What to work on —
Quote the listing in full, exactly as given, minus any pictures.

Dataset extract —

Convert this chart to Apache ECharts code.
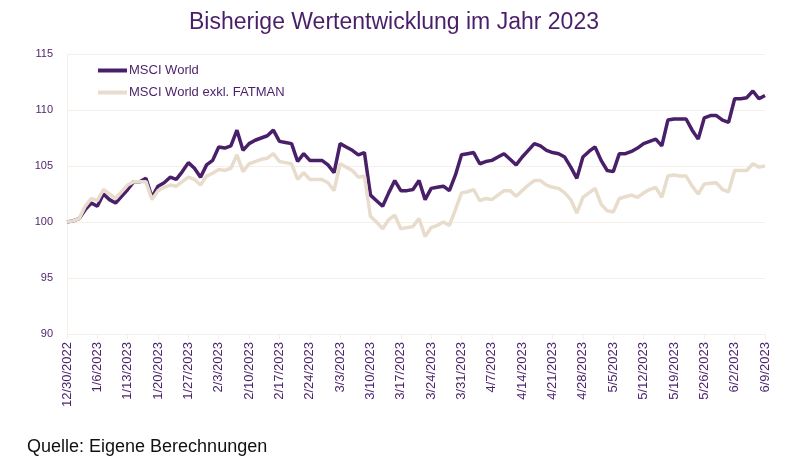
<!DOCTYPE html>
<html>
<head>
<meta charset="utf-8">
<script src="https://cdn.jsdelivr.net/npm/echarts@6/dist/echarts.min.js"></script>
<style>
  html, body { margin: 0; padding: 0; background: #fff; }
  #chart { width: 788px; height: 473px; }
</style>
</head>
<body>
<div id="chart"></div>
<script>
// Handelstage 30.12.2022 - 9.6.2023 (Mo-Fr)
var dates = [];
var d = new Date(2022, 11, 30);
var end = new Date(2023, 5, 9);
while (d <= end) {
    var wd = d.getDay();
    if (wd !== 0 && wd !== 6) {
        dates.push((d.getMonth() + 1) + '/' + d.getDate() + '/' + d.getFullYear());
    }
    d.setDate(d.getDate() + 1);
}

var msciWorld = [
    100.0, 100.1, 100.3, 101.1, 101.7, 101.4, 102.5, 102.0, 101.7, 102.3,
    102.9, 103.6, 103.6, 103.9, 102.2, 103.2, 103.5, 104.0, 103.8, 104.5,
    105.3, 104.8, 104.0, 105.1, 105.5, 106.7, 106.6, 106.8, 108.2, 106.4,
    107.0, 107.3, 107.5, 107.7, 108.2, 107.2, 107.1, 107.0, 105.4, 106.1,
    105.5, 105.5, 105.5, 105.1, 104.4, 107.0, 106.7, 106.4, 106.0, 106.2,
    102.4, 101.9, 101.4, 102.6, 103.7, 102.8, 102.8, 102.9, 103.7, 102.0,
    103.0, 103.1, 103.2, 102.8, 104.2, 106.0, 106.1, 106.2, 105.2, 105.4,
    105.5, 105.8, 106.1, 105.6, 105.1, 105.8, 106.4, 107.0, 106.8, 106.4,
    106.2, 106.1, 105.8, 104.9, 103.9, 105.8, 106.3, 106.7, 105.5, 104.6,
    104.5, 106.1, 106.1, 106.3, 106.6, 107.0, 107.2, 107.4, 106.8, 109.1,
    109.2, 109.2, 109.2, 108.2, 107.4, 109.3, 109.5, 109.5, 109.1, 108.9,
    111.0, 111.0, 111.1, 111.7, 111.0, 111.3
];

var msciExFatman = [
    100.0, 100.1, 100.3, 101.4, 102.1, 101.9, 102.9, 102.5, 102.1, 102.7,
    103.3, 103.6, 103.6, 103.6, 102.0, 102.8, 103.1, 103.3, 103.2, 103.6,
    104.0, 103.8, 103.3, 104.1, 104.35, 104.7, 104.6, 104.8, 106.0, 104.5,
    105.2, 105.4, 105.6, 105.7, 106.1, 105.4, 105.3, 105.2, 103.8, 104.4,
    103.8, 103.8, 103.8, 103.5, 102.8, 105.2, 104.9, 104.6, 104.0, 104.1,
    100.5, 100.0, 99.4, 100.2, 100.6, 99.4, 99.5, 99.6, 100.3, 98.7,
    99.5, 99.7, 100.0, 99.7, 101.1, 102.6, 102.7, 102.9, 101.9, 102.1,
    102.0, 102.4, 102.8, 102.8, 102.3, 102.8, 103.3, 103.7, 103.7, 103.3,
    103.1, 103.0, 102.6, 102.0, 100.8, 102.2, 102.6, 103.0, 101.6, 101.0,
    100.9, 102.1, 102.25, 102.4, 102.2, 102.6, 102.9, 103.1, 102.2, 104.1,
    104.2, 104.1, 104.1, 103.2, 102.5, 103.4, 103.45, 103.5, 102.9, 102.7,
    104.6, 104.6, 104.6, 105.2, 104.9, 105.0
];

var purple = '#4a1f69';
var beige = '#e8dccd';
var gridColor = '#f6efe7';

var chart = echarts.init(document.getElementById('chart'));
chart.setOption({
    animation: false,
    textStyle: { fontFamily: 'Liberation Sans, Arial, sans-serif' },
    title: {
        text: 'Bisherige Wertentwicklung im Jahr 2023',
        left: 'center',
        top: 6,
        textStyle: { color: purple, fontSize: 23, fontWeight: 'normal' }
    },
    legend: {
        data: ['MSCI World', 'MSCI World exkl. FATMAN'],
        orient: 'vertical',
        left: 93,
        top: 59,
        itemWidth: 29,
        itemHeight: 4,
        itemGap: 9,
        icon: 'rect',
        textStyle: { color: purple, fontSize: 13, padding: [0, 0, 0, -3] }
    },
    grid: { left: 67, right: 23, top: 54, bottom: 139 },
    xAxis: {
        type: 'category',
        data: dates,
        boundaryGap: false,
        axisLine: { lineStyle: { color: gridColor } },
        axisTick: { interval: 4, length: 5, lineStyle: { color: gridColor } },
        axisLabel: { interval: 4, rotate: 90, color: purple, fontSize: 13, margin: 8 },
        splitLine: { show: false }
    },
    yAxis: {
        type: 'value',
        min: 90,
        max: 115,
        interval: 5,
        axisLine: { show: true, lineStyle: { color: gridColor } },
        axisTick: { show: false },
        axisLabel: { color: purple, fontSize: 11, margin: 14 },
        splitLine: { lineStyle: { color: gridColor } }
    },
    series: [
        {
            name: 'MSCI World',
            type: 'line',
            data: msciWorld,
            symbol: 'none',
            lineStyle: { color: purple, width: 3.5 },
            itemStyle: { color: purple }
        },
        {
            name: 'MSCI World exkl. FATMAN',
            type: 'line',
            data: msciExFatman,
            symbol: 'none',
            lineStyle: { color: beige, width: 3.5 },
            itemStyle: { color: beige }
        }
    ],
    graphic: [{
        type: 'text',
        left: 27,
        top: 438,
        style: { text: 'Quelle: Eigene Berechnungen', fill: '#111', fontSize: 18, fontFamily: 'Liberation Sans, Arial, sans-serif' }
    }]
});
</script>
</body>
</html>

Result below —
Convert this chart to Apache ECharts code.
<!DOCTYPE html>
<html>
<head>
<meta charset="utf-8">
<script src="https://cdn.jsdelivr.net/npm/echarts@6/dist/echarts.min.js"></script>
<style>
  html, body { margin: 0; padding: 0; background: #fff; }
  #chart { width: 788px; height: 473px; }
</style>
</head>
<body>
<div id="chart"></div>
<script>
// Handelstage 30.12.2022 - 9.6.2023 (Mo-Fr)
var dates = [];
var d = new Date(2022, 11, 30);
var end = new Date(2023, 5, 9);
while (d <= end) {
    var wd = d.getDay();
    if (wd !== 0 && wd !== 6) {
        dates.push((d.getMonth() + 1) + '/' + d.getDate() + '/' + d.getFullYear());
    }
    d.setDate(d.getDate() + 1);
}

var msciWorld = [
    100.0, 100.1, 100.3, 101.1, 101.7, 101.4, 102.5, 102.0, 101.7, 102.3,
    102.9, 103.6, 103.6, 103.9, 102.2, 103.2, 103.5, 104.0, 103.8, 104.5,
    105.3, 104.8, 104.0, 105.1, 105.5, 106.7, 106.6, 106.8, 108.2, 106.4,
    107.0, 107.3, 107.5, 107.7, 108.2, 107.2, 107.1, 107.0, 105.4, 106.1,
    105.5, 105.5, 105.5, 105.1, 104.4, 107.0, 106.7, 106.4, 106.0, 106.2,
    102.4, 101.9, 101.4, 102.6, 103.7, 102.8, 102.8, 102.9, 103.7, 102.0,
    103.0, 103.1, 103.2, 102.8, 104.2, 106.0, 106.1, 106.2, 105.2, 105.4,
    105.5, 105.8, 106.1, 105.6, 105.1, 105.8, 106.4, 107.0, 106.8, 106.4,
    106.2, 106.1, 105.8, 104.9, 103.9, 105.8, 106.3, 106.7, 105.5, 104.6,
    104.5, 106.1, 106.1, 106.3, 106.6, 107.0, 107.2, 107.4, 106.8, 109.1,
    109.2, 109.2, 109.2, 108.2, 107.4, 109.3, 109.5, 109.5, 109.1, 108.9,
    111.0, 111.0, 111.1, 111.7, 111.0, 111.3
];

var msciExFatman = [
    100.0, 100.1, 100.3, 101.4, 102.1, 101.9, 102.9, 102.5, 102.1, 102.7,
    103.3, 103.6, 103.6, 103.6, 102.0, 102.8, 103.1, 103.3, 103.2, 103.6,
    104.0, 103.8, 103.3, 104.1, 104.35, 104.7, 104.6, 104.8, 106.0, 104.5,
    105.2, 105.4, 105.6, 105.7, 106.1, 105.4, 105.3, 105.2, 103.8, 104.4,
    103.8, 103.8, 103.8, 103.5, 102.8, 105.2, 104.9, 104.6, 104.0, 104.1,
    100.5, 100.0, 99.4, 100.2, 100.6, 99.4, 99.5, 99.6, 100.3, 98.7,
    99.5, 99.7, 100.0, 99.7, 101.1, 102.6, 102.7, 102.9, 101.9, 102.1,
    102.0, 102.4, 102.8, 102.8, 102.3, 102.8, 103.3, 103.7, 103.7, 103.3,
    103.1, 103.0, 102.6, 102.0, 100.8, 102.2, 102.6, 103.0, 101.6, 101.0,
    100.9, 102.1, 102.25, 102.4, 102.2, 102.6, 102.9, 103.1, 102.2, 104.1,
    104.2, 104.1, 104.1, 103.2, 102.5, 103.4, 103.45, 103.5, 102.9, 102.7,
    104.6, 104.6, 104.6, 105.2, 104.9, 105.0
];

var purple = '#4a1f69';
var beige = '#e8dccd';
var gridColor = '#f6efe7';

var chart = echarts.init(document.getElementById('chart'));
chart.setOption({
    animation: false,
    textStyle: { fontFamily: 'Liberation Sans, Arial, sans-serif' },
    title: {
        text: 'Bisherige Wertentwicklung im Jahr 2023',
        left: 'center',
        top: 6,
        textStyle: { color: purple, fontSize: 23, fontWeight: 'normal' }
    },
    legend: {
        data: ['MSCI World', 'MSCI World exkl. FATMAN'],
        orient: 'vertical',
        left: 93,
        top: 59,
        itemWidth: 29,
        itemHeight: 4,
        itemGap: 9,
        icon: 'rect',
        textStyle: { color: purple, fontSize: 13, padding: [0, 0, 0, -3] }
    },
    grid: { left: 67, right: 23, top: 54, bottom: 139 },
    xAxis: {
        type: 'category',
        data: dates,
        boundaryGap: false,
        axisLine: { lineStyle: { color: gridColor } },
        axisTick: { interval: 4, length: 5, lineStyle: { color: gridColor } },
        axisLabel: { interval: 4, rotate: 90, color: purple, fontSize: 13, margin: 8 },
        splitLine: { show: false }
    },
    yAxis: {
        type: 'value',
        min: 90,
        max: 115,
        interval: 5,
        axisLine: { show: true, lineStyle: { color: gridColor } },
        axisTick: { show: false },
        axisLabel: { color: purple, fontSize: 11, margin: 14 },
        splitLine: { lineStyle: { color: gridColor } }
    },
    series: [
        {
            name: 'MSCI World',
            type: 'line',
            data: msciWorld,
            symbol: 'none',
            lineStyle: { color: purple, width: 3.5 },
            itemStyle: { color: purple }
        },
        {
            name: 'MSCI World exkl. FATMAN',
            type: 'line',
            data: msciExFatman,
            symbol: 'none',
            lineStyle: { color: beige, width: 3.5 },
            itemStyle: { color: beige }
        }
    ],
    graphic: [{
        type: 'text',
        left: 27,
        top: 438,
        style: { text: 'Quelle: Eigene Berechnungen', fill: '#111', fontSize: 18, fontFamily: 'Liberation Sans, Arial, sans-serif' }
    }]
});
</script>
</body>
</html>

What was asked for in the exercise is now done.